- Stated goal: Make an exact copy of the data below, leaving out every picture.

|---|

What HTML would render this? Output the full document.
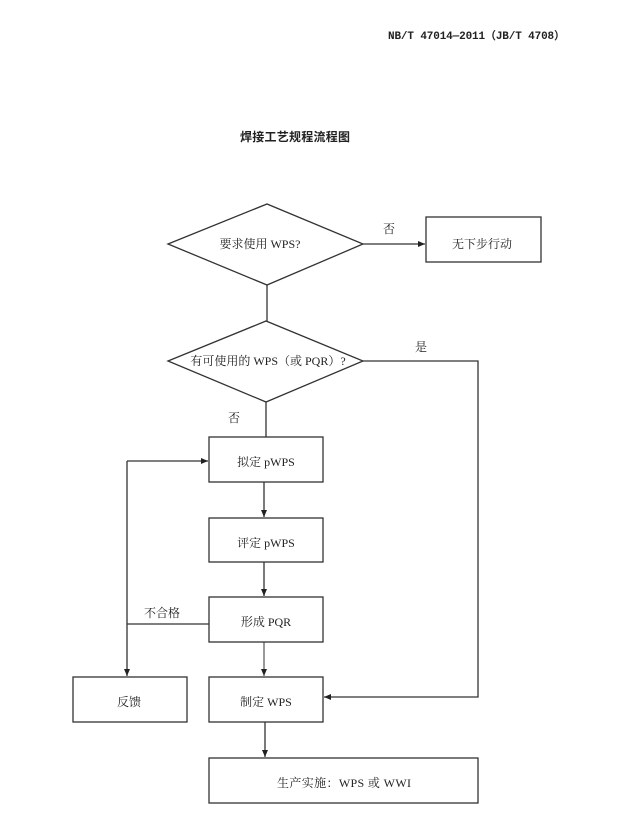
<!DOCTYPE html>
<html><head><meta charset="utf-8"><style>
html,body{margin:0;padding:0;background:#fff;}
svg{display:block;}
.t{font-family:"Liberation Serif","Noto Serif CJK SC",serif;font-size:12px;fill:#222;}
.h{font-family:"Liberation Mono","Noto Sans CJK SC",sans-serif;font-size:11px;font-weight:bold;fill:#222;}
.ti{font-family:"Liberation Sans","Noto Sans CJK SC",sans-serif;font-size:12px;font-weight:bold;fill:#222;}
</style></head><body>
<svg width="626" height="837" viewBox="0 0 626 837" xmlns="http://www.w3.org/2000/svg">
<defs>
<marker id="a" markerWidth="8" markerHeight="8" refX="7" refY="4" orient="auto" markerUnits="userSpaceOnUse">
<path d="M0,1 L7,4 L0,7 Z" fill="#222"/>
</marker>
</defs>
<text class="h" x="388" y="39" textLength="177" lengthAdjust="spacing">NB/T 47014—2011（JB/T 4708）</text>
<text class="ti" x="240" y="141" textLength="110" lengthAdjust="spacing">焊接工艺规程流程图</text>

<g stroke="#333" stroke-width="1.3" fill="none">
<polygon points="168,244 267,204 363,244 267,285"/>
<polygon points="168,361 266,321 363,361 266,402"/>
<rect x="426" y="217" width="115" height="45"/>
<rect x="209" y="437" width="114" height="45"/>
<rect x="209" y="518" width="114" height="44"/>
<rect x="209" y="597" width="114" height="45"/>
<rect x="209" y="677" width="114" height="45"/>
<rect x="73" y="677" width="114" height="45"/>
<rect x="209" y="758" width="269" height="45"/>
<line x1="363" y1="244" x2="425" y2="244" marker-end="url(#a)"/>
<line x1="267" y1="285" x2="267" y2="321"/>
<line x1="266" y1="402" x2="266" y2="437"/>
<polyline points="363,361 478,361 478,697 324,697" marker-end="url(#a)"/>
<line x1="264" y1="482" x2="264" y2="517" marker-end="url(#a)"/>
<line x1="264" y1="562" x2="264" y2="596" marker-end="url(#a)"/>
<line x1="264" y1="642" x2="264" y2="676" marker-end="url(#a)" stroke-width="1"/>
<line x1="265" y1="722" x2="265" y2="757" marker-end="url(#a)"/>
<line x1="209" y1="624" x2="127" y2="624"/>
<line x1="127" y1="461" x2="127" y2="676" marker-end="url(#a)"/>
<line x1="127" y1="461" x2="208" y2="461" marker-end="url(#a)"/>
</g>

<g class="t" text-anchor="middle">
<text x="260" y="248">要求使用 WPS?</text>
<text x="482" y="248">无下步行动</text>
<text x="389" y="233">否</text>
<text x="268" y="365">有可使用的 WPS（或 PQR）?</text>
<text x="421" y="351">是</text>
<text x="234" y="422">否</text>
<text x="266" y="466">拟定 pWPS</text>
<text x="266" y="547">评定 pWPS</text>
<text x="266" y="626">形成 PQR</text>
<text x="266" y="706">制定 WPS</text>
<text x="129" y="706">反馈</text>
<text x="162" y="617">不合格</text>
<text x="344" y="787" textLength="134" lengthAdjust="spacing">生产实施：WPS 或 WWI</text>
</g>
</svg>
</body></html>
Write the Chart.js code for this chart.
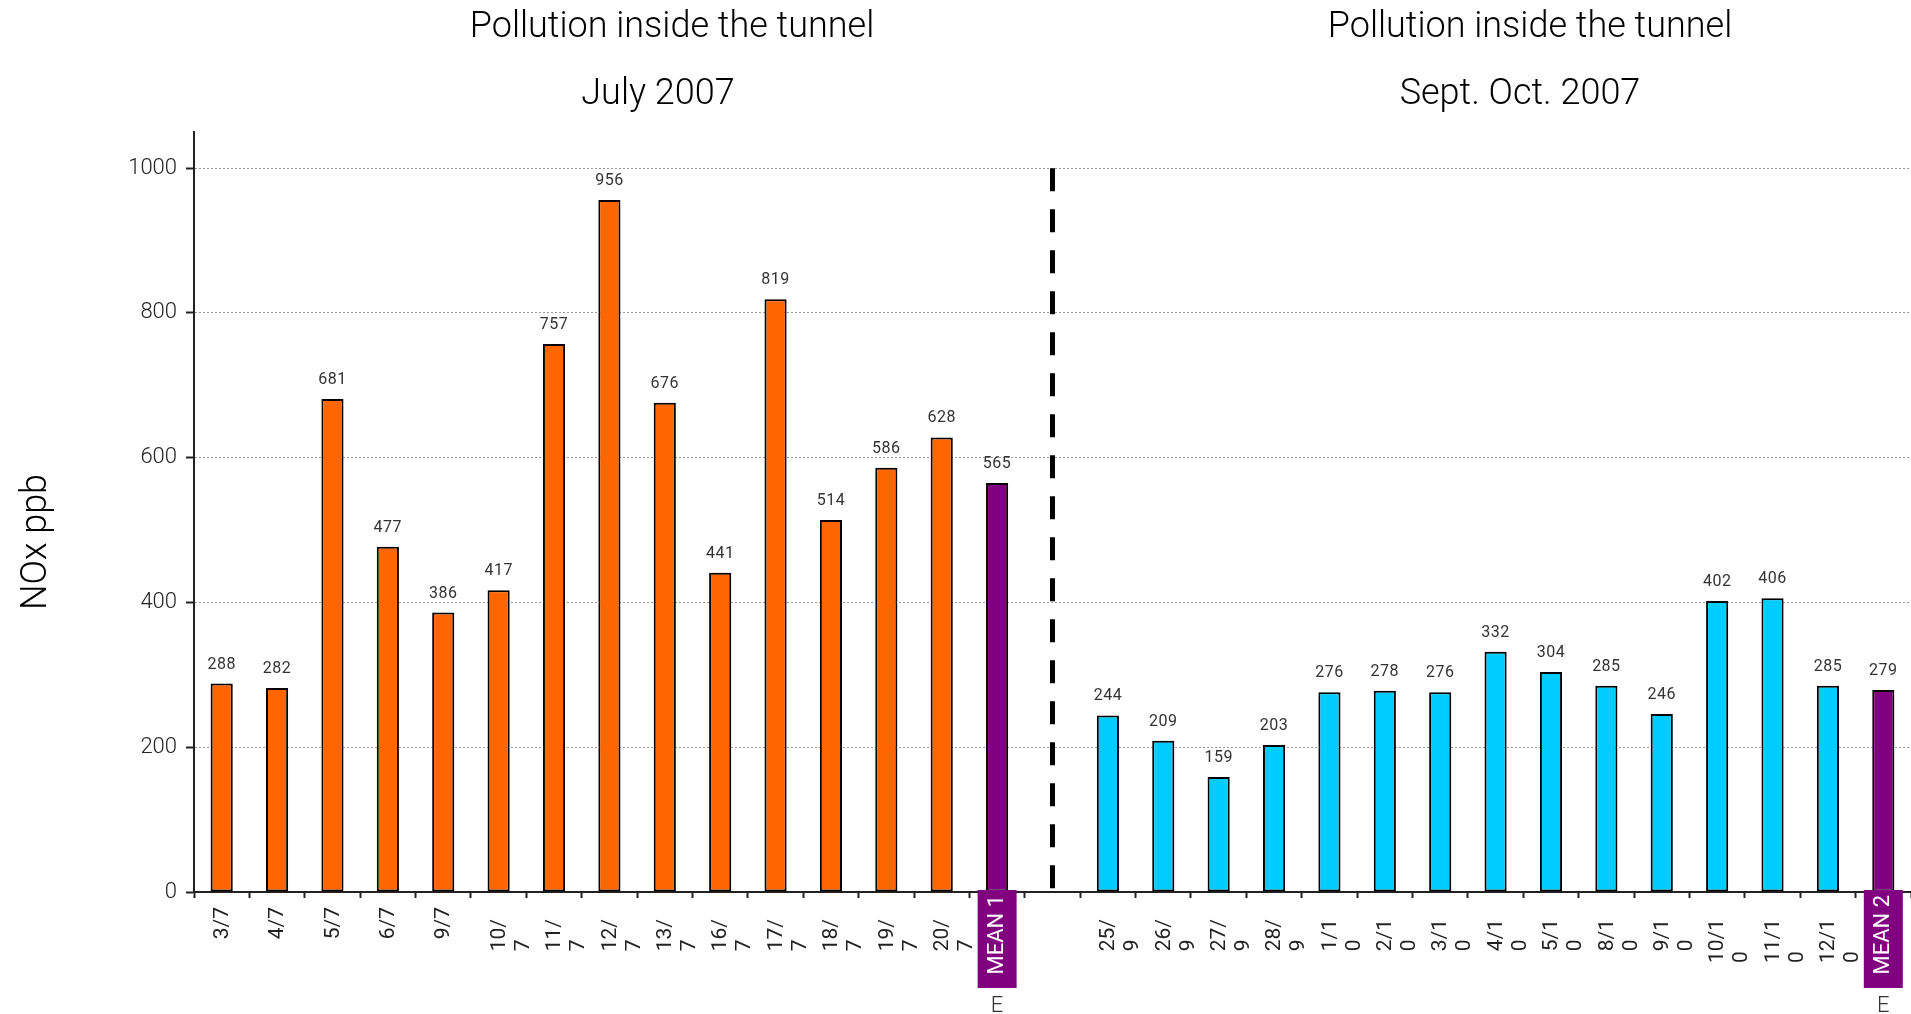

|---|

- Solution for this task:
What HTML would render this? Output the full document.
<!DOCTYPE html>
<html><head><meta charset="utf-8"><style>
html,body{margin:0;padding:0;background:#fff;}
svg{display:block;}
.t{font-family:"Liberation Serif","Noto Serif CJK SC",serif;font-size:12px;fill:#222;}
.h{font-family:"Liberation Mono","Noto Sans CJK SC",sans-serif;font-size:11px;font-weight:bold;fill:#222;}
.ti{font-family:"Liberation Sans","Noto Sans CJK SC",sans-serif;font-size:12px;font-weight:bold;fill:#222;}
</style></head><body>
<svg width="626" height="837" viewBox="0 0 626 837" xmlns="http://www.w3.org/2000/svg">
<defs>
<marker id="a" markerWidth="8" markerHeight="8" refX="7" refY="4" orient="auto" markerUnits="userSpaceOnUse">
<path d="M0,1 L7,4 L0,7 Z" fill="#222"/>
</marker>
</defs>
<text class="h" x="388" y="39" textLength="177" lengthAdjust="spacing">NB/T 47014—2011（JB/T 4708）</text>
<text class="ti" x="240" y="141" textLength="110" lengthAdjust="spacing">焊接工艺规程流程图</text>

<g stroke="#333" stroke-width="1.3" fill="none">
<polygon points="168,244 267,204 363,244 267,285"/>
<polygon points="168,361 266,321 363,361 266,402"/>
<rect x="426" y="217" width="115" height="45"/>
<rect x="209" y="437" width="114" height="45"/>
<rect x="209" y="518" width="114" height="44"/>
<rect x="209" y="597" width="114" height="45"/>
<rect x="209" y="677" width="114" height="45"/>
<rect x="73" y="677" width="114" height="45"/>
<rect x="209" y="758" width="269" height="45"/>
<line x1="363" y1="244" x2="425" y2="244" marker-end="url(#a)"/>
<line x1="267" y1="285" x2="267" y2="321"/>
<line x1="266" y1="402" x2="266" y2="437"/>
<polyline points="363,361 478,361 478,697 324,697" marker-end="url(#a)"/>
<line x1="264" y1="482" x2="264" y2="517" marker-end="url(#a)"/>
<line x1="264" y1="562" x2="264" y2="596" marker-end="url(#a)"/>
<line x1="264" y1="642" x2="264" y2="676" marker-end="url(#a)" stroke-width="1"/>
<line x1="265" y1="722" x2="265" y2="757" marker-end="url(#a)"/>
<line x1="209" y1="624" x2="127" y2="624"/>
<line x1="127" y1="461" x2="127" y2="676" marker-end="url(#a)"/>
<line x1="127" y1="461" x2="208" y2="461" marker-end="url(#a)"/>
</g>

<g class="t" text-anchor="middle">
<text x="260" y="248">要求使用 WPS?</text>
<text x="482" y="248">无下步行动</text>
<text x="389" y="233">否</text>
<text x="268" y="365">有可使用的 WPS（或 PQR）?</text>
<text x="421" y="351">是</text>
<text x="234" y="422">否</text>
<text x="266" y="466">拟定 pWPS</text>
<text x="266" y="547">评定 pWPS</text>
<text x="266" y="626">形成 PQR</text>
<text x="266" y="706">制定 WPS</text>
<text x="129" y="706">反馈</text>
<text x="162" y="617">不合格</text>
<text x="344" y="787" textLength="134" lengthAdjust="spacing">生产实施：WPS 或 WWI</text>
</g>
</svg>
</body></html>
Write the Chart.js code for this chart.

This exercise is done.